Obstacles to organization
Creating a storage organization is likely to involve more than just defining new roles and responsibilities. In many cases, building the team will also require overcoming cultural or attitudinal obstacles--most are related to how work was performed and how responsibilities were allocated before networked storage was implemented.
And it may take some effort to get business unit buy- in, especially since they may have to pay more for the storage they use. Oakwood's Perlstein says when it comes to dealing with business users' perceptions of what data storage should cost, "It's more the technology and what's behind the SAN that they don't understand, and that's a big challenge to explain to them."
A logical outgrowth of dedicated storage management is the ability to accurately charge back storage expenses to the company's lines of business. But this management feature is still in its early stages in most companies. Some companies, like Oakwood Healthcare, have taken initial steps by charging back storage services for specific projects, while assuming the costs of infrastructure components such as e-mail storage as overhead. HDR has also instituted charge backs on a project basis which has allowed its business units to pass those costs along to clients.

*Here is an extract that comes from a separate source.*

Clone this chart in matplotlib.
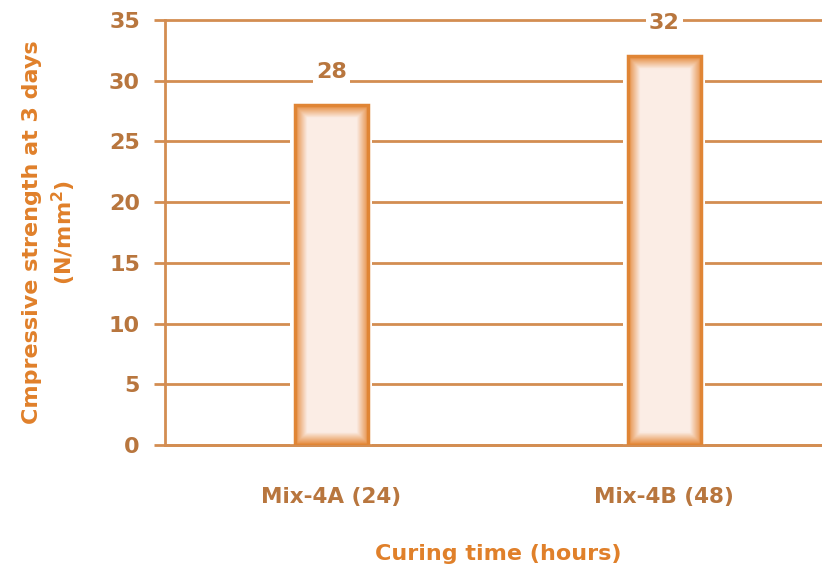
import numpy as np
import matplotlib
matplotlib.use('Agg')
import matplotlib.pyplot as plt

categories = ['Mix-4A (24)', 'Mix-4B (48)']
strength = [28, 32]
y_ticks = [0, 5, 10, 15, 20, 25, 30, 35]

TEXT = '#b8763e'
TITLE = '#e0802a'
LINE = '#d38d52'
EDGE = '#e08535'

plt.rcParams['font.family'] = ['DejaVu Sans']

fig = plt.figure(figsize=(8.22, 5.76), dpi=100)
ax = fig.add_axes([0.2007, 0.2274, 0.81, 0.7378])

x = np.arange(len(categories))
bars = ax.bar(x, strength, width=0.22, color='none', edgecolor=EDGE, linewidth=2.5, zorder=4)

# soft gradient fill: orange at the edges fading to pale pink inside
n = 200
u = np.linspace(0, 1, n)
for b in bars:
    x0, y0 = b.get_x(), b.get_y()
    w, h = b.get_width(), b.get_height()
    px_w, px_h = 73.0, h * 12.14
    dx = np.minimum(u, 1 - u) * px_w
    dy = np.minimum(u, 1 - u) * px_h
    d = np.minimum(dx[None, :], dy[:, None])
    t = np.clip(d / 12.0, 0, 1)
    c0 = np.array([0.90, 0.55, 0.25])
    c1 = np.array([0.985, 0.93, 0.90])
    img = c0[None, None, :] * (1 - t[..., None]) + c1[None, None, :] * t[..., None]
    ax.imshow(img, extent=[x0, x0 + w, y0, y0 + h], aspect='auto', zorder=3,
              interpolation='bilinear')
    # white halo breaking the gridlines near the bar
    ax.bar(x0 + w / 2, h, width=w * 1.12, color='white', zorder=2)
    ax.annotate(str(int(h)), (x0 + w / 2, h), xytext=(0, 24), textcoords='offset points',
                ha='center', va='center', fontsize=16, fontweight='bold', color=TEXT,
                bbox=dict(boxstyle='square,pad=0.15', fc='white', ec='none'), zorder=5)

ax.set_xlim(-0.5, 1.5)
ax.set_ylim(0, 35)
ax.set_yticks(y_ticks)
ax.set_xticks(x)
ax.set_xticklabels(categories, fontsize=15.5, color=TEXT, fontweight='bold')
ax.tick_params(axis='y', labelsize=16, colors=TEXT, length=8, width=2, color=LINE, pad=10)
ax.tick_params(axis='x', length=0, pad=30)
for lab in ax.get_yticklabels():
    lab.set_color(TEXT)
    lab.set_fontweight('bold')

ax.yaxis.grid(True, color=LINE, linewidth=2, zorder=1, clip_on=False)
ax.set_axisbelow(True)
for s in ['top', 'right']:
    ax.spines[s].set_visible(False)
ax.spines['left'].set_color(LINE)
ax.spines['left'].set_linewidth(2)
ax.spines['bottom'].set_color(LINE)
ax.spines['bottom'].set_linewidth(2)

ax.set_ylabel('Cmpressive strength at 3 days\n(N/mm$^\\mathbf{2}$)', fontsize=16,
              fontweight='bold', color=TITLE, linespacing=1.35)
ax.yaxis.set_label_coords(-0.131, 0.5)
ax.set_xlabel('Curing time (hours)', fontsize=16, fontweight='bold', color=TITLE, labelpad=27)

fig.savefig('out.png', dpi=100)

While the ability to charge back and establish SLAs may not be the holy grail, most companies see the potential benefits. "A key long-term goal of any storage management organization is the ability to attribute their invested capital and invested staff across the provisioned landscape," says Mike Drapeau, "and right now very few companies are doing this."
Poised for growth
Any company that has established a dedicated storage group--big or small--is clearly on the right track. The amount of data that needs to be stored and retained--regardless of a company's business--is growing at an astonishing rate. And the familiar litany of regulation, security and accountability will only contribute to the growth. (See "Eye on the future")
The importance of having well-defined roles and emphasizing specialization can't be minimized. The organizational efficiencies translate easily into cost savings that, in many cases, come fairly early on in the process.